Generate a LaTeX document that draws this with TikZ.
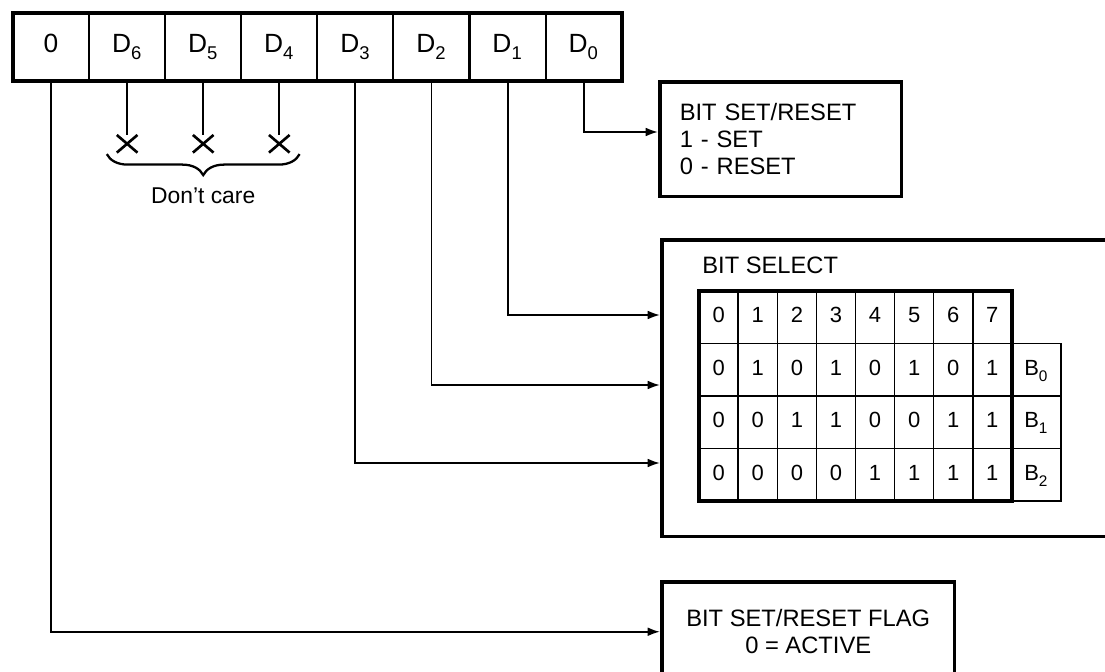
\documentclass[tikz,border=0pt]{standalone}
\usepackage{fontspec}
\setmainfont{Liberation Sans}
\usepackage{tikz}
\usetikzlibrary{
  arrows.meta,
  positioning,
  fit,
  matrix,
  shapes.misc,
  decorations.pathreplacing
}
% lowered subscript, as in the printed figure
\newcommand{\lowsub}[1]{\textsubscript{\raisebox{-0.35ex}{#1}}}
\tikzset{
  % Register cell: one bit of the control word
  regcell/.style={
    rectangle, draw, line width=1.2pt, outer sep=0pt, inner sep=0pt,
    minimum width=1.522cm, minimum height=1.36cm,
    text height=0.72em, text depth=0.1em,
    font=\fontsize{15}{18}\selectfont
  },
  % Thick outline round a group of cells
  grpframe/.style={
    rectangle, draw, line width=#1, inner sep=0pt
  },
  % Output box
  outbox/.style={
    rectangle, draw, line width=2pt, inner sep=0pt,
    font=\fontsize{13.5}{15.5}\selectfont
  },
  % Truth-table cell
  tcell/.style={
    rectangle, draw, line width=0.9pt, outer sep=0pt, inner sep=0pt,
    minimum width=0.782cm, minimum height=1.05cm, anchor=center,
    text height=0.72em, text depth=0.1em,
    font=\fontsize{12.5}{14}\selectfont
  },
  % Don't-care mark
  xmark/.style={
    cross out, draw, line width=1.5pt, inner sep=0pt,
    minimum width=0.36cm, minimum height=0.3cm
  },
  % Arrow
  arr/.style={
    -{Latex[length=7pt,width=5pt]}, line width=1.1pt
  },
  % Plain line
  wire/.style={line width=1.1pt},
  % Brace under the don't-care bits
  brc/.style={
    decorate, decoration={brace, mirror, amplitude=0.42cm}, line width=1.3pt
  }
}

\begin{document}
\begin{tikzpicture}[x=0.02cm, y=-0.02cm]
  \useasboundingbox (0,0) rectangle (1105,672);
  \clip (0,0) rectangle (1105,672);

  % control word
  \node[regcell, anchor=north west] (r7) at (13,13) {0};
  \node[regcell, right=0pt of r7] (r6) {D\lowsub{6}};
  \node[regcell, right=0pt of r6] (r5) {D\lowsub{5}};
  \node[regcell, right=0pt of r5] (r4) {D\lowsub{4}};
  \node[regcell, right=0pt of r4] (r3) {D\lowsub{3}};
  \node[regcell, right=0pt of r3] (r2) {D\lowsub{2}};
  \node[regcell, right=0pt of r2] (r1) {D\lowsub{1}};
  \node[regcell, right=0pt of r1] (r0) {D\lowsub{0}};
  \node[grpframe=2.2pt, fit=(r7)(r0)] (reg) {};

  % don't care bits
  \node[xmark, below=1.08cm of r6] (x6) {};
  \node[xmark, below=1.08cm of r5] (x5) {};
  \node[xmark, below=1.08cm of r4] (x4) {};
  \draw[wire] (r6.south) -- (x6.north);
  \draw[wire] (r5.south) -- (x5.north);
  \draw[wire] (r4.south) -- (x4.north);
  \draw[brc] ([xshift=-0.2cm,yshift=-0.03cm]x6.south west) -- ([xshift=0.2cm,yshift=-0.03cm]x4.south east)
    node[midway, yshift=-0.84cm, font=\fontsize{13}{15}\selectfont] (dc) {Don't care};

  % output boxes
  \node[outbox, anchor=north west, minimum width=4.84cm, minimum height=2.3cm,
        text width=4.04cm, align=left] (setbox) at (658,80) {BIT SET/RESET\\1 - SET\\0 - RESET};
  \node[outbox, anchor=north west, minimum width=9.6cm, minimum height=5.94cm] (selbox) at (660,238) {};
  \node[anchor=west, inner sep=0pt, font=\fontsize{13.5}{15.5}\selectfont] (sellbl) at (702,265) {BIT SELECT};
  \matrix[matrix of nodes, anchor=north west, inner sep=0pt, nodes={tcell},
          column sep=-0.9pt, row sep=-0.9pt,
          column 9/.style={nodes={minimum width=0.98cm}}] (tbl) at (698,290) {
    0 & 1 & 2 & 3 & 4 & 5 & 6 & 7 & \\
    0 & 1 & 0 & 1 & 0 & 1 & 0 & 1 & B\lowsub{0} \\
    0 & 0 & 1 & 1 & 0 & 0 & 1 & 1 & B\lowsub{1} \\
    0 & 0 & 0 & 0 & 1 & 1 & 1 & 1 & B\lowsub{2} \\
  };
  \node[grpframe=2pt, fit=(tbl-1-1)(tbl-4-8)] (tblframe) {};
  \node[outbox, anchor=north west, minimum width=5.86cm, minimum height=2cm,
        align=center] (flagbox) at (660,580) {BIT SET/RESET FLAG\\0 = ACTIVE};

  % connectors
  \draw[arr] (r0.south) |- (setbox.west |- 0,132);
  \draw[arr] (r1.south) |- (selbox.west |- 0,315);
  \draw[arr] (r2.south) |- (selbox.west |- 0,385);
  \draw[arr] (r3.south) |- (selbox.west |- 0,463);
  \draw[arr] (r7.south) |- (flagbox.west);
\end{tikzpicture}
\end{document}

^^^^^^^^

_To be done_
Images should not appear in the copy; retype the listing above exactly.

_Completed task_
Generate a LaTeX document that draws this with TikZ.
\documentclass[tikz,border=0pt]{standalone}
\usepackage{fontspec}
\setmainfont{Liberation Sans}
\usepackage{tikz}
\usetikzlibrary{
  arrows.meta,
  positioning,
  fit,
  matrix,
  shapes.misc,
  decorations.pathreplacing
}
% lowered subscript, as in the printed figure
\newcommand{\lowsub}[1]{\textsubscript{\raisebox{-0.35ex}{#1}}}
\tikzset{
  % Register cell: one bit of the control word
  regcell/.style={
    rectangle, draw, line width=1.2pt, outer sep=0pt, inner sep=0pt,
    minimum width=1.522cm, minimum height=1.36cm,
    text height=0.72em, text depth=0.1em,
    font=\fontsize{15}{18}\selectfont
  },
  % Thick outline round a group of cells
  grpframe/.style={
    rectangle, draw, line width=#1, inner sep=0pt
  },
  % Output box
  outbox/.style={
    rectangle, draw, line width=2pt, inner sep=0pt,
    font=\fontsize{13.5}{15.5}\selectfont
  },
  % Truth-table cell
  tcell/.style={
    rectangle, draw, line width=0.9pt, outer sep=0pt, inner sep=0pt,
    minimum width=0.782cm, minimum height=1.05cm, anchor=center,
    text height=0.72em, text depth=0.1em,
    font=\fontsize{12.5}{14}\selectfont
  },
  % Don't-care mark
  xmark/.style={
    cross out, draw, line width=1.5pt, inner sep=0pt,
    minimum width=0.36cm, minimum height=0.3cm
  },
  % Arrow
  arr/.style={
    -{Latex[length=7pt,width=5pt]}, line width=1.1pt
  },
  % Plain line
  wire/.style={line width=1.1pt},
  % Brace under the don't-care bits
  brc/.style={
    decorate, decoration={brace, mirror, amplitude=0.42cm}, line width=1.3pt
  }
}

\begin{document}
\begin{tikzpicture}[x=0.02cm, y=-0.02cm]
  \useasboundingbox (0,0) rectangle (1105,672);
  \clip (0,0) rectangle (1105,672);

  % control word
  \node[regcell, anchor=north west] (r7) at (13,13) {0};
  \node[regcell, right=0pt of r7] (r6) {D\lowsub{6}};
  \node[regcell, right=0pt of r6] (r5) {D\lowsub{5}};
  \node[regcell, right=0pt of r5] (r4) {D\lowsub{4}};
  \node[regcell, right=0pt of r4] (r3) {D\lowsub{3}};
  \node[regcell, right=0pt of r3] (r2) {D\lowsub{2}};
  \node[regcell, right=0pt of r2] (r1) {D\lowsub{1}};
  \node[regcell, right=0pt of r1] (r0) {D\lowsub{0}};
  \node[grpframe=2.2pt, fit=(r7)(r0)] (reg) {};

  % don't care bits
  \node[xmark, below=1.08cm of r6] (x6) {};
  \node[xmark, below=1.08cm of r5] (x5) {};
  \node[xmark, below=1.08cm of r4] (x4) {};
  \draw[wire] (r6.south) -- (x6.north);
  \draw[wire] (r5.south) -- (x5.north);
  \draw[wire] (r4.south) -- (x4.north);
  \draw[brc] ([xshift=-0.2cm,yshift=-0.03cm]x6.south west) -- ([xshift=0.2cm,yshift=-0.03cm]x4.south east)
    node[midway, yshift=-0.84cm, font=\fontsize{13}{15}\selectfont] (dc) {Don't care};

  % output boxes
  \node[outbox, anchor=north west, minimum width=4.84cm, minimum height=2.3cm,
        text width=4.04cm, align=left] (setbox) at (658,80) {BIT SET/RESET\\1 - SET\\0 - RESET};
  \node[outbox, anchor=north west, minimum width=9.6cm, minimum height=5.94cm] (selbox) at (660,238) {};
  \node[anchor=west, inner sep=0pt, font=\fontsize{13.5}{15.5}\selectfont] (sellbl) at (702,265) {BIT SELECT};
  \matrix[matrix of nodes, anchor=north west, inner sep=0pt, nodes={tcell},
          column sep=-0.9pt, row sep=-0.9pt,
          column 9/.style={nodes={minimum width=0.98cm}}] (tbl) at (698,290) {
    0 & 1 & 2 & 3 & 4 & 5 & 6 & 7 & \\
    0 & 1 & 0 & 1 & 0 & 1 & 0 & 1 & B\lowsub{0} \\
    0 & 0 & 1 & 1 & 0 & 0 & 1 & 1 & B\lowsub{1} \\
    0 & 0 & 0 & 0 & 1 & 1 & 1 & 1 & B\lowsub{2} \\
  };
  \node[grpframe=2pt, fit=(tbl-1-1)(tbl-4-8)] (tblframe) {};
  \node[outbox, anchor=north west, minimum width=5.86cm, minimum height=2cm,
        align=center] (flagbox) at (660,580) {BIT SET/RESET FLAG\\0 = ACTIVE};

  % connectors
  \draw[arr] (r0.south) |- (setbox.west |- 0,132);
  \draw[arr] (r1.south) |- (selbox.west |- 0,315);
  \draw[arr] (r2.south) |- (selbox.west |- 0,385);
  \draw[arr] (r3.south) |- (selbox.west |- 0,463);
  \draw[arr] (r7.south) |- (flagbox.west);
\end{tikzpicture}
\end{document}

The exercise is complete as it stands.